Manchester United has been advised to consider former Everton manager Sean Dyche as a potential successor for under-fire boss Ruben Amorim, following the team's shock Carabao Cup exit at the hands of League Two outfit Grimsby.
Amorim is set for crunch talks with the club's hierarchy after United's encounter with Burnley this Saturday, in light of the club's disappointing start to the new campaign. The ex-Sporting CP manager has managed just seven victories from his 29 Premier League matches at the helm.
While United is hesitant to dismiss Amorim less than a year into his tenure, the club acknowledges the need for an immediate improvement in results.
If United's woes persist and Amorim is shown the door, former Premier League forward Charlie Austin suggests Dyche would be a good replacement.
"If it's my decision, I am going after Zinedine Zidane," Austin told Sky Sports. "I'm trying to convince him to come to Manchester United. Shouldn't need doing, but at this moment in time, you do.
"Ultimately, though, there is a different set of managers that you have got to be looking at because of the situation that United are in. I would take Zidane, but is he the right man for the job at Manchester United [as we] speak at the moment, and how we see them? Probably not.
"My honest opinion is that you have to look at the jobs that Sean Dyche has done at Burnley, what he did at Everton. He stabilized the club. At least he is going to put structure in there. What Manchester United need right now is structure.
"That is something they do not have. I know that Manchester United fans would look at me and say, 'Oh, you said we need Sean Dyche,' but no, you need structure.
"That's a man that will come in and make the team a lot better than what we are all seeing at the moment. Last night we didn't see a team. We see players just go out there and do what they want."
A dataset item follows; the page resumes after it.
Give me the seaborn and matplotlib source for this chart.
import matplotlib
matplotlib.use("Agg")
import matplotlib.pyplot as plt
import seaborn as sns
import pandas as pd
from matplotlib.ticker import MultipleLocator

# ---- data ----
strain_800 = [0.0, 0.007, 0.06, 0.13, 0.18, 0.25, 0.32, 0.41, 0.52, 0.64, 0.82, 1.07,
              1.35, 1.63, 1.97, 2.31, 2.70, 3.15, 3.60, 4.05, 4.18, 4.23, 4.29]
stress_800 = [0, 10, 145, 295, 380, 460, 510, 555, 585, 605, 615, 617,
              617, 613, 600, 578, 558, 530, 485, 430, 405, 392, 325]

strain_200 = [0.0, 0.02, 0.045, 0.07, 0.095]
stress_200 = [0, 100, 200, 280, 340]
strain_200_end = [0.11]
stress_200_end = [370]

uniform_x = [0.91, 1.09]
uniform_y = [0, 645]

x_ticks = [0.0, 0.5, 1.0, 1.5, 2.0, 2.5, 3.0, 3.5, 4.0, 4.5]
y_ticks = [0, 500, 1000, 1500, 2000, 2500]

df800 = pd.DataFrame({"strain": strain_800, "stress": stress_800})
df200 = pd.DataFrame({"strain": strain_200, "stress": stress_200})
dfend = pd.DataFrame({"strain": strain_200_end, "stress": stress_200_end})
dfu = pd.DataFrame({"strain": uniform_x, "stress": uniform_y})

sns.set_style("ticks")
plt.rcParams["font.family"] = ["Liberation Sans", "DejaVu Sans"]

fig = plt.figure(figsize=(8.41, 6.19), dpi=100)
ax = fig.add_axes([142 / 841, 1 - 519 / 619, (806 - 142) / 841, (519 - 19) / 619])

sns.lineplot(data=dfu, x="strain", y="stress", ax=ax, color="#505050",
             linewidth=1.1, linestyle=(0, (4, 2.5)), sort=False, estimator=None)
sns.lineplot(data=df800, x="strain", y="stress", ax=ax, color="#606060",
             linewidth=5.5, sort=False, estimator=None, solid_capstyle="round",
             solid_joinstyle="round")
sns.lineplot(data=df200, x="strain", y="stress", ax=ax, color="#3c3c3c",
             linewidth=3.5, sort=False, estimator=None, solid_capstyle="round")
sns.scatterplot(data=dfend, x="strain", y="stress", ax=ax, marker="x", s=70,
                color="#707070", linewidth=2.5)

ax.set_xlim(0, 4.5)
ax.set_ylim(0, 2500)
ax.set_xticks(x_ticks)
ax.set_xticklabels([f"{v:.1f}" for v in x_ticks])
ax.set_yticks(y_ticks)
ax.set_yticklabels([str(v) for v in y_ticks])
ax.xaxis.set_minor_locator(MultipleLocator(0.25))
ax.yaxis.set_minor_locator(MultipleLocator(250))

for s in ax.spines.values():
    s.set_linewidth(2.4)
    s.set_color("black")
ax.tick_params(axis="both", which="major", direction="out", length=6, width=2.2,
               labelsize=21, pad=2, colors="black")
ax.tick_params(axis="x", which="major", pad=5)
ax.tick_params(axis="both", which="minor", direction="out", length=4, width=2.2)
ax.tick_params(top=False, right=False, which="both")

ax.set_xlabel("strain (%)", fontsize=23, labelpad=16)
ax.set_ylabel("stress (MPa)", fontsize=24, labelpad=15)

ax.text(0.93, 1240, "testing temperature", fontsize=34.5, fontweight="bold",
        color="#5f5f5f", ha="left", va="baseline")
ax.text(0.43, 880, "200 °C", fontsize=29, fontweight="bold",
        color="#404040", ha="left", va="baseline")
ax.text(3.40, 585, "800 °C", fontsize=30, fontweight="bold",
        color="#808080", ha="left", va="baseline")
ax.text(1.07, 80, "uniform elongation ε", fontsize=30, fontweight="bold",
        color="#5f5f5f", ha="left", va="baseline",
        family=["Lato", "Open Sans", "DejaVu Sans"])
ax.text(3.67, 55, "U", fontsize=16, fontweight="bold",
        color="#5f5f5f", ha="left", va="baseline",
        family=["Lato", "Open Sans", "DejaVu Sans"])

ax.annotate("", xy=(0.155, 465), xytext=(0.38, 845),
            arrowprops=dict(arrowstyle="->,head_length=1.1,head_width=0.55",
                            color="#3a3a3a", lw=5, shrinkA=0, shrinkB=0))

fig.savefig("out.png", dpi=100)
Austin's remarks follow Dyche's own assertion earlier this month that he could outperform Amorim, telling the No Tippy Tappy Football podcast: "I may get hammered for it, but I bet I could win more games with that squad playing a 4-4-2.
"People keep talking about his [Amorim's] philosophy and it isn't working. It's fine getting to five or 10 games, but once you get to 20 games, it clearly isn't working. I might be wrong because they've brought in three big hitters this summer, so it wouldn't work with the players they had, but maybe the new players will do better.
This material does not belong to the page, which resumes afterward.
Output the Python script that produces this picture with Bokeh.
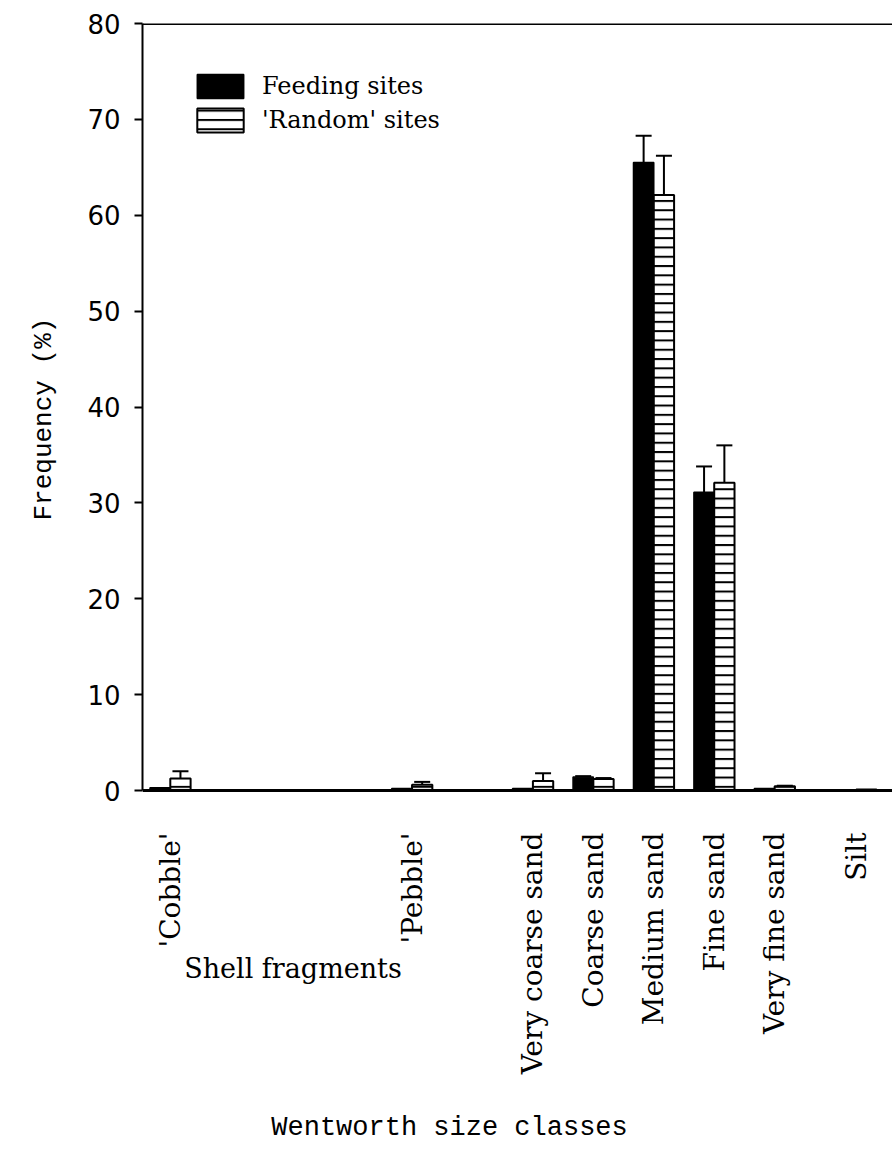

"On the one hand, I like the fact they're sticking with it, and it is Man United. You're under massive pressure to get it right. But on the other hand, you wouldn't normally survive that situation. Amorim's been given more time than most.
"People forget that in Pep's first season, he made so many changes to the squad and played so many formations and finished 13 points off the top, nobody blinked. If he was at Real Madrid, he would have been sacked.
"But he learned and won the Premier League the next season."